The public broadcasting system is currently making a public service announcement which goes like this: "Kids are less likely to use drugs if parents ask them where they are going, what time they will return, and if adults will be present."  Although, the announcement does not directly say so, the implication is that asking those questions causes kids to be less likely to use drugs.  

A more reasonable cause of kids being less likely to use drugs is parents who take an interest in what their kids do. These parents are also likely to ask the questions suggested in the announcement.  

Back to the top

Two Wrongs Fallacy: The two wrongs fallacy is another diversionary tactic.  It attempts to justify an implied wrong action by charging the accusers with another wrong action.  It says, in effect, "You can't accuse me of doing wrong when you are not perfect yourself."  

Recently Russian President, Vladimir Putin, responded to an American reporter's question about his decision to appoint regional governors rather than allow them to be elected by citizens of the region.  The question implied that Russia is retreating from its democratic reform.  President Putin referred to America's electoral college, noting that the Russian president was elected directly by the people.  The implication is that America, too, is not perfectly democratic.  

President Putin made no attempt to deny that his decision was undemocratic; instead he attempted to divert attention to what he perceived as flaws in the American democracy. 

Back to the top 

Ad Populum: This Latin terms refers to an appeal to preferences of people.  The suggestion is that if it is popular it must be good.  This is a common advertising appeal.  A typical appeal might go something like this:

Claim: Beer X is the best beer.
Evidence: More people drink beer X than any other beer.
Warrant: People want to drink the best beer. 

The fallacy in the argument is that there are reasons other than it is the best (such as advertising or its national distribution) for the high popularity of beer X. 

Back to the top 

Non Sequitur: This Latin term means "it does not follow."  This fallacy is sometimes called irrelevant reason.  It occurs when the conclusion of an argument does not follow from its premises.  In the run up to the war with Iraq, antiwar protesters were told they should not protest because their action was giving aid and comfort to the Saddam Hussein regime by sending the message that America was soft on the war and may not be willing to fight.  This claim might or might not have been accurate, but true or not, it did not address the reasons for the protest.  It was irrelevant to the anti-war argument being made by the protesters.  

Back to the top 

Ad Ignorantiam: This Latin terms refers to an appeal to ignorance.  It argues that if there is no evidence to prove an argument wrong, it must be correct.  An argument might go something like this: "No one as found evidence that of life on other planets in the universe, which proves that no extraterrestrial life exists."
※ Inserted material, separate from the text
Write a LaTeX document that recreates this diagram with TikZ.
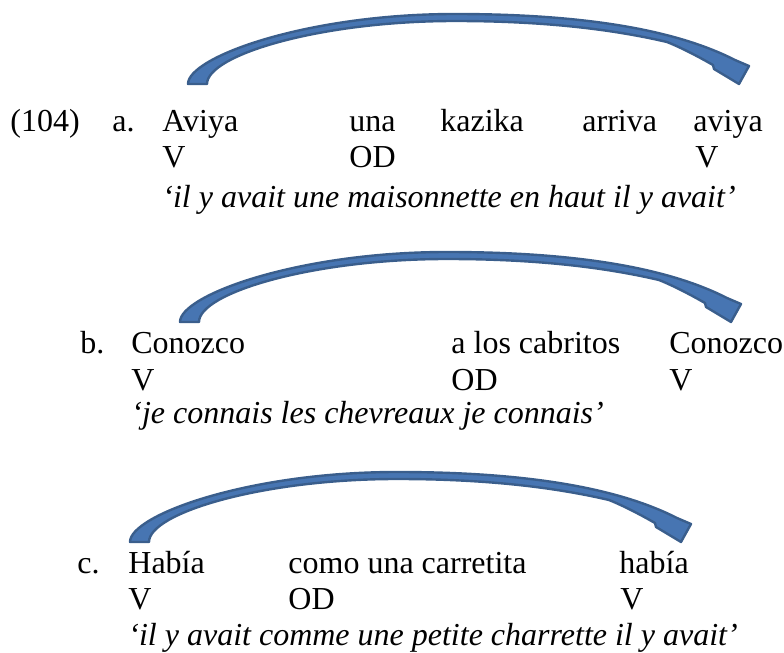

A current television advertisement claims that a certain aspirin product has prevented more heart attacks than any other aspirin. 
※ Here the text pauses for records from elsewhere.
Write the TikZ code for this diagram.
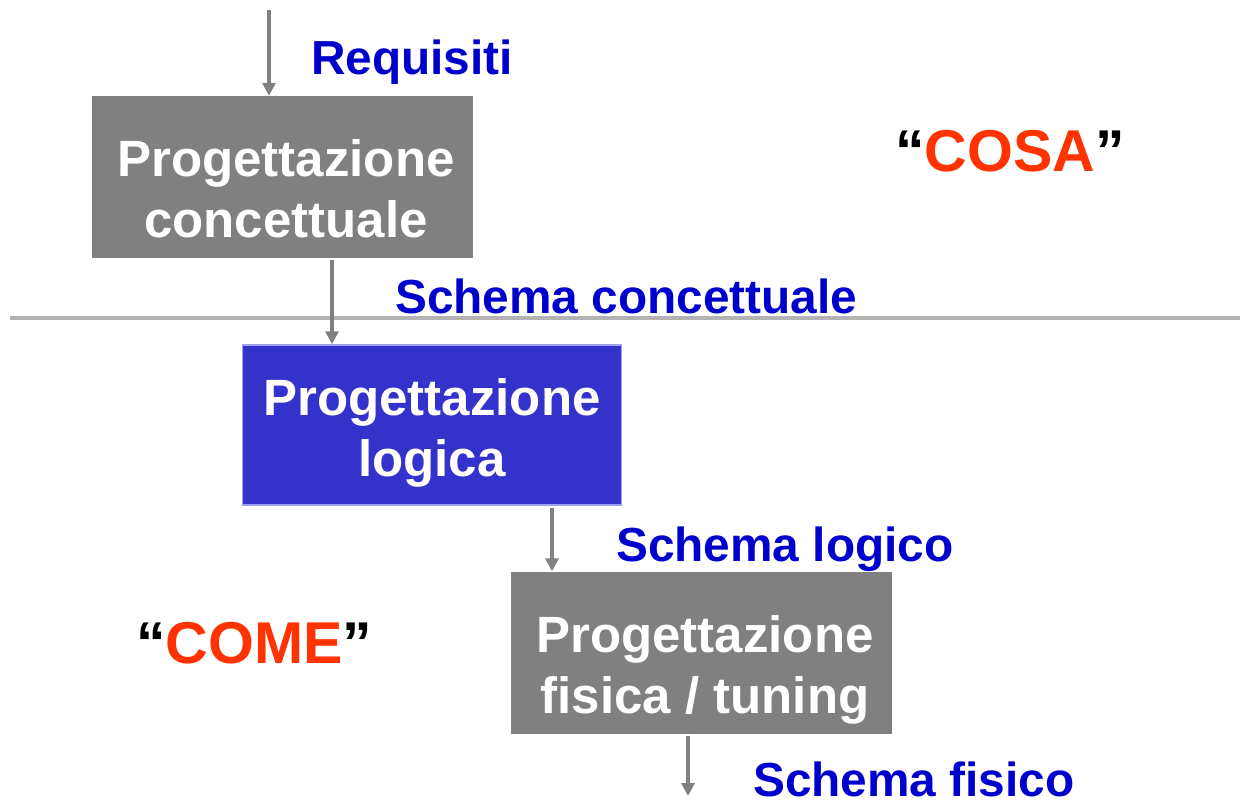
\documentclass[tikz,border=0pt]{standalone}
\usepackage{fontspec}
\setmainfont{Liberation Sans}
\usetikzlibrary{arrows.meta}
\definecolor{boxgray}{HTML}{808080}
\definecolor{boxblue}{HTML}{3333CC}
\definecolor{boxblueedge}{HTML}{A0A0F0}
\definecolor{lblblue}{HTML}{0000CC}
\definecolor{wordred}{HTML}{FF3300}
\definecolor{rulegray}{HTML}{B3B3B3}
\tikzset{
  stepbox/.style={rectangle, inner sep=0pt, minimum width=381pt, minimum height=162pt},
  boxtext/.style={inner sep=0pt, align=center, text=white, font=\bfseries\fontsize{51}{61}\selectfont},
  flowlbl/.style={inner sep=0pt, anchor=base west, text=lblblue, font=\bfseries\fontsize{47.8}{56}\selectfont},
  bigword/.style={inner sep=0pt, anchor=base west, font=\bfseries\fontsize{59}{70}\selectfont},
  flowarr/.style={draw=boxgray, line width=3.4pt, -{Triangle[length=13pt,width=13pt]}},
}
\begin{document}
\begin{tikzpicture}[x=1pt,y=-1pt]
\useasboundingbox (0,0) rectangle (1246,802);
% boxes
\node[stepbox, fill=boxgray] (b1) at (282.5,177) {};
\node[stepbox, fill=boxblue, draw=boxblueedge, line width=1.5pt, minimum width=379pt, minimum height=160pt] (b2) at (432,425) {};
\node[stepbox, fill=boxgray] (b3) at (701,652.5) {};
\node[boxtext] (t1) at (286,189) {Progettazione\\concettuale};
\node[boxtext] (t2) at (432,433) {Progettazione\\logica};
\node[boxtext] (t3) at (705,670) {Progettazione\\fisica / tuning};
% separator
\coordinate (ruleL) at (10,318);
\coordinate (ruleR) at (1240,318);
\draw[rulegray, line width=3.4pt] (ruleL) -- (ruleR);
% arrows
\coordinate (in) at (269,10);
\coordinate (out) at (688,796);
\draw[flowarr] (in) -- (in |- b1.north);
\draw[flowarr] ([xshift=49.5pt,yshift=-2pt]b1.south) -- ([xshift=49.5pt]b1.south |- b2.north);
\draw[flowarr] ([xshift=120pt,yshift=-2pt]b2.south) -- ([xshift=120pt]b2.south |- b3.north);
\draw[flowarr] ([xshift=-13pt,yshift=-2pt]b3.south) -- ([xshift=-13pt]b3.south |- out);
% labels
\node[flowlbl] (l1) at (311,75) {Requisiti};
\node[flowlbl] (l2) at (395,313) {Schema concettuale};
\node[flowlbl] (l3) at (616,561) {Schema logico};
\node[flowlbl] (l4) at (753,796) {Schema fisico};
\node[bigword] (cosa) at (895,172) {“\textcolor{wordred}{COSA}”};
\node[bigword] (come) at (136,663) {“\textcolor{wordred}{COME}”};
\end{tikzpicture}
\end{document}
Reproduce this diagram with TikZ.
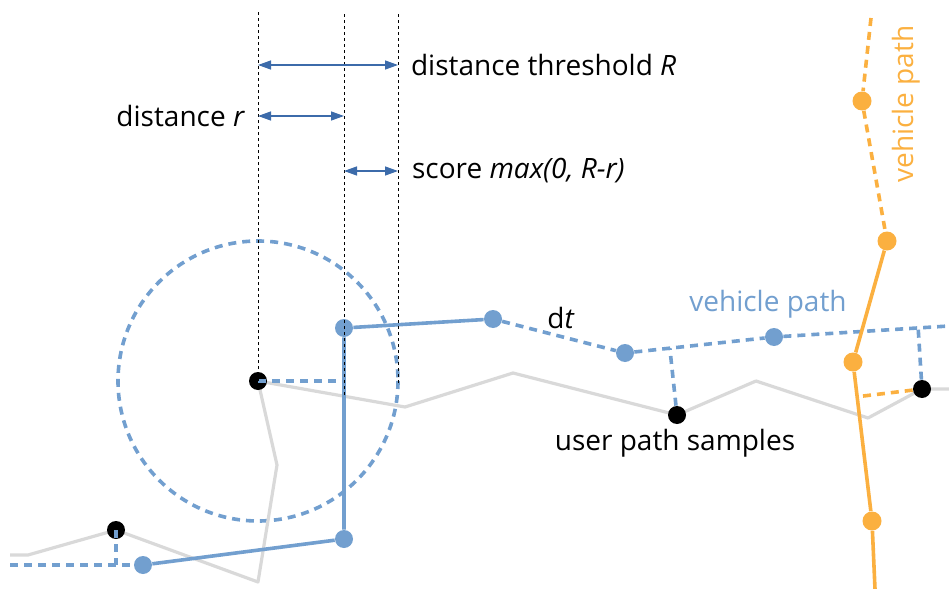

The argument is an appeal to ignorance.  It argues that no evidence that heart attacks occurred among users of the aspirin must mean that the aspirin prevented them.  However, one cannot rationally argue that something which did not occur was prevented from occurring.

This argument is also an example of a post hoc fallacy.

Back to the top

Hasty Conclusion:  This fallacy refers to the argument which presents evidence which may be accurate and relevant to the argument, but which is insufficient to warrant the conclusion drawn.  Example #1 on the warrant page is an example of this fallacy.  John's statement of his problems with the Ford automobile may be true and relevant to the argument but it is a hasty conclusion to suggest that his experience can be generalized to all or most Ford automobiles.